月額は5,000円以内・初期費用のみ1~2万円
ボーイスカウトは月2~3回活動する団が多いですが、月にかかるお金はキャンプの積み立てなども含めて3,000円~5,000円程度。交通費が必要なければ、2000円以内で済むケースもあります。
初期費用としては2万円近いお金がかかることもありますが、兄弟での入団などは割引してくれるケースもあります。
ボーイスカウトにかかる費用目安
【初期費用】
- 入団費(初年度のみ):4,000円
- 年間登録料:4,000円
- 制服代:10,000円
【月額費用】
- 活動費:月1,000円~2,000円
- 交通費(月2~3回の活動):月1,000円
- キャンプ積立金:月1,000円~2,000円
制服代がネックだけれどおさがりでOK
制服代は、サイズがかわったときはもちろん、ビーバースカウトからカブスカウト、カブスカウトからボーイスカウトなど、隊が変わるごとに買い替えが必要です。
ただし、制服は先輩からおさがりしてもらい、費用を抑えることが可能です。入団前に譲ってくれる人がいると、初期費用をかなり削減できます。
豊富な体験内容に対して費用が「安い」という声も!
ボーイスカウトをさせている家庭によると、多岐にわたる活動内容があるにも関わらず、「費用が安い」という声もよく聞こえます。

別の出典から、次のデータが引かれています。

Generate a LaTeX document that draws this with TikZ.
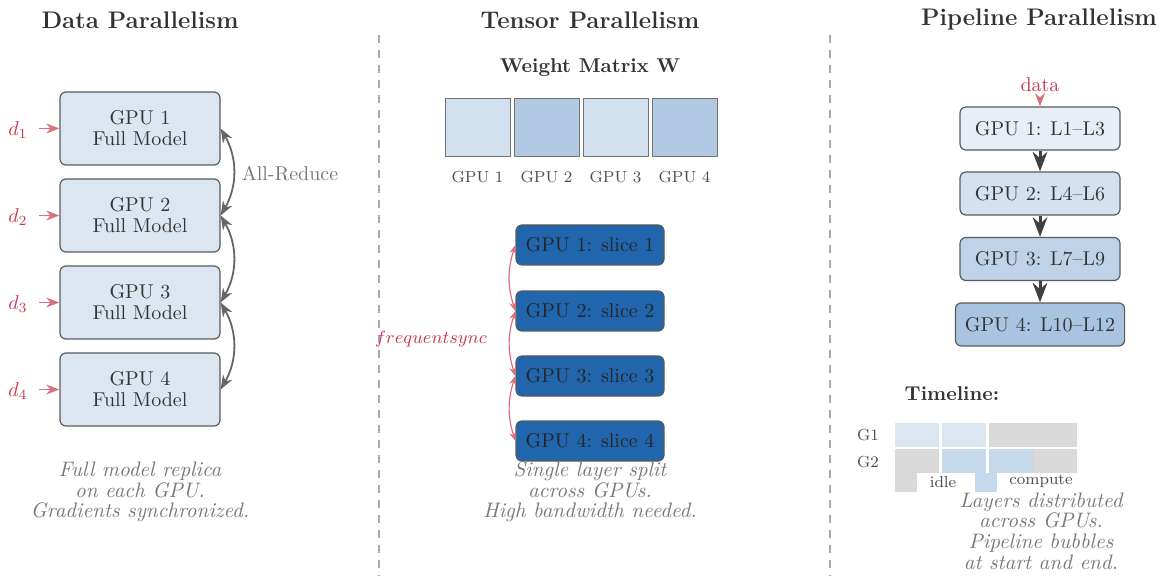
\documentclass[tikz,border=0pt]{standalone}
\usetikzlibrary{arrows.meta}
\definecolor{inkdark}{HTML}{333333}
\definecolor{boxline}{HTML}{5A5A5A}
\definecolor{capgray}{HTML}{777777}
\definecolor{sepgray}{HTML}{AAAAAA}
\definecolor{datared}{HTML}{C8374D}
\definecolor{arrred}{HTML}{D9707F}
\definecolor{replica}{HTML}{DCE6F1}
\definecolor{slicefill}{HTML}{2166AC}
\definecolor{wlight}{HTML}{D3E0EE}
\definecolor{wdark}{HTML}{B2C9E3}
\definecolor{stageA}{HTML}{E8EEF7}
\definecolor{stageB}{HTML}{D4E1EF}
\definecolor{stageC}{HTML}{BFD3E8}
\definecolor{stageD}{HTML}{A9C4E0}
\definecolor{idlegray}{HTML}{D9D9D9}
\definecolor{busyblue}{HTML}{C6D8EB}
\begin{document}
\begin{tikzpicture}[x=0.5pt,y=-0.5pt,
  title/.style={font=\large\bfseries, text=inkdark},
  caption/.style={font=\fontsize{10.5}{10.3}\selectfont\itshape, text=capgray, align=center},
  replicabox/.style={draw=boxline, fill=replica, rounded corners=3pt, line width=0.6pt,
    minimum width=80pt, minimum height=36.5pt, align=center, text=inkdark,
    font=\fontsize{10}{10.5}\selectfont},
  slicebox/.style={draw=boxline, fill=slicefill, rounded corners=3pt, line width=0.6pt,
    minimum width=74pt, minimum height=20pt, text=black!85},
  stagebox/.style={draw=boxline, rounded corners=3pt, line width=0.6pt,
    minimum width=80pt, minimum height=21.5pt, inner xsep=4.7pt, text=inkdark},
  wcell/.style={draw=black!55, line width=0.5pt, minimum width=32.5pt, minimum height=29pt},
  small label/.style={font=\footnotesize, text=black!70},
  inarrow/.style={-Stealth, arrred, line width=0.8pt},
  reduce/.style={Stealth-Stealth, black!60, line width=0.9pt},
  syncarrow/.style={{Stealth[length=4.5pt,width=3.5pt]}-{Stealth[length=4.5pt,width=3.5pt]}, arrred, line width=0.6pt},
  flow/.style={-Stealth, black!75, line width=1.5pt},
  separator/.style={sepgray, line width=0.6pt, dash pattern=on 4pt off 3.5pt}
]
\useasboundingbox (0,0) rectangle (1159,576);

% column separators
\draw[separator] (379,35) -- (379,576);
\draw[separator] (830,35) -- (830,576);

% ---------------- data parallelism ----------------
\node[title] (tdata) at (140,20) {Data Parallelism};
\foreach \i/\y in {1/128.5,2/215.5,3/302.5,4/389.5}{
  \node[replicabox] (g\i) at (140,\y) {GPU \i\\Full Model};
  \node[text=datared] (d\i) at (18,\y+2) {$d_{\i}$};
  \draw[inarrow] ([xshift=-10pt]g\i.west) -- (g\i.west);
}
\draw[reduce] (g1.east) to[bend left=30] (g2.east);
\draw[reduce] (g2.east) to[bend left=30] (g3.east);
\draw[reduce] (g3.east) to[bend left=30] (g4.east);
\node[text=capgray] (allred) at (290,174) {All-Reduce};
\node[caption] (capdata) at (140,492) {Full model replica\\on each GPU.\\Gradients synchronized.};

% ---------------- tensor parallelism ----------------
\node[title] (ttensor) at (590,20) {Tensor Parallelism};
\node[font=\bfseries, text=inkdark] (wtitle) at (590,68) {Weight Matrix W};
\node[wcell, fill=wlight] (w1) at (477.5,128) {};
\node[wcell, fill=wdark]  (w2) at (546.5,128) {};
\node[wcell, fill=wlight] (w3) at (615.5,128) {};
\node[wcell, fill=wdark]  (w4) at (684.5,128) {};
\foreach \i in {1,...,4}{
  \node[small label] (wl\i) at ([yshift=-10pt]w\i.south) {GPU \i};
}
\foreach \i/\y in {1/245,2/311,3/376,4/441}{
  \node[slicebox] (s\i) at (590,\y) {GPU \i: slice \i};
}
\draw[syncarrow] (s1.west) to[bend right=18] (s2.west);
\draw[syncarrow] (s2.west) to[bend right=18] (s3.west);
\draw[syncarrow] (s3.west) to[bend right=18] (s4.west);
\node[text=datared, font=\fontsize{9.4}{11}\selectfont] (sync) at (431,339) {$frequent sync$};
\node[caption] (captensor) at (590,492) {Single layer split\\across GPUs.\\High bandwidth needed.};

% ---------------- pipeline parallelism ----------------
\node[title] (tpipe) at (1039,20) {Pipeline Parallelism};
\node[text=datared] (data) at (1040,85) {data};
\node[stagebox, fill=stageA] (p1) at (1040,128.5) {GPU 1: L1--L3};
\node[stagebox, fill=stageB] (p2) at (1040,193.5) {GPU 2: L4--L6};
\node[stagebox, fill=stageC] (p3) at (1040,259)   {GPU 3: L7--L9};
\node[stagebox, fill=stageD] (p4) at (1040,324.5) {GPU 4: L10--L12};
\draw[inarrow] ([yshift=1pt]data.south) -- (p1.north);
\draw[flow] (p1) -- (p2);
\draw[flow] (p2) -- (p3);
\draw[flow] (p3) -- (p4);

% timeline of the two stages
\node[font=\bfseries, text=inkdark] (tline) at (952,394) {Timeline:};
\node[small label] (lg1) at (868,435) {G1};
\node[small label] (lg2) at (868,462) {G2};
\fill[replica]  (895,423) rectangle (939,447);
\fill[replica]  (941.5,423) rectangle (985.5,447);
\fill[idlegray] (989,423) rectangle (1077,447);
\fill[idlegray] (895,449) rectangle (939,473);
\fill[busyblue] (941.5,449) rectangle (985.5,473);
\fill[busyblue] (989,449) rectangle (1033,473);
\fill[idlegray] (1033,449) rectangle (1077,473);
\fill[idlegray] (895,473) rectangle (917,492);
\node[small label] (idle) at (943,482) {idle};
\fill[busyblue] (975,473) rectangle (997,492);
\node[small label] (busy) at (1041,481) {compute};
\node[caption] (cappipe) at (1041,531) {Layers distributed\\across GPUs.\\Pipeline bubbles\\at start and end.};
\end{tikzpicture}
\end{document}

ボーイスカウト活動は営利目的での活動ではなく、指導者や役員がボランティアであることは少なくありません。そのため、ピアノやスイミングなどの一般的な習い事に比べて、費用は抑えられる傾向にあります。
また、ボーイスカウトの活動は土日など学校がない日に行われるのが通常です。家族でレジャーに行かずにスカウト活動をするわけですから、かえって年間の支出が下がるというご家庭も多いのではないでしょうか。
ボーイスカウトはたくさんの経験ができる場所
ボーイスカウト最大の魅力は、仲間たちとの野外活動やボランティア活動を通して、様々な経験ができるという点です。
スカウト活動の際には、仲間とぶつかったり、少しの不注意から危険な目に合う可能性もあります。ですが、こうした経験は、学校生活だけではなかなか学ぶことのできない貴重なものです。
自然の中で身を守る方法や救急法などの技能・知識が身に着くだけでなく、社会性やリーダーシップ、優しさなど、生きていく上で必要なスキルを身に着けるのがボーイスカウトの目的です。
子供にたくましく育ってほしいと考えているママやパパは、ぜひ入団を検討してみてください。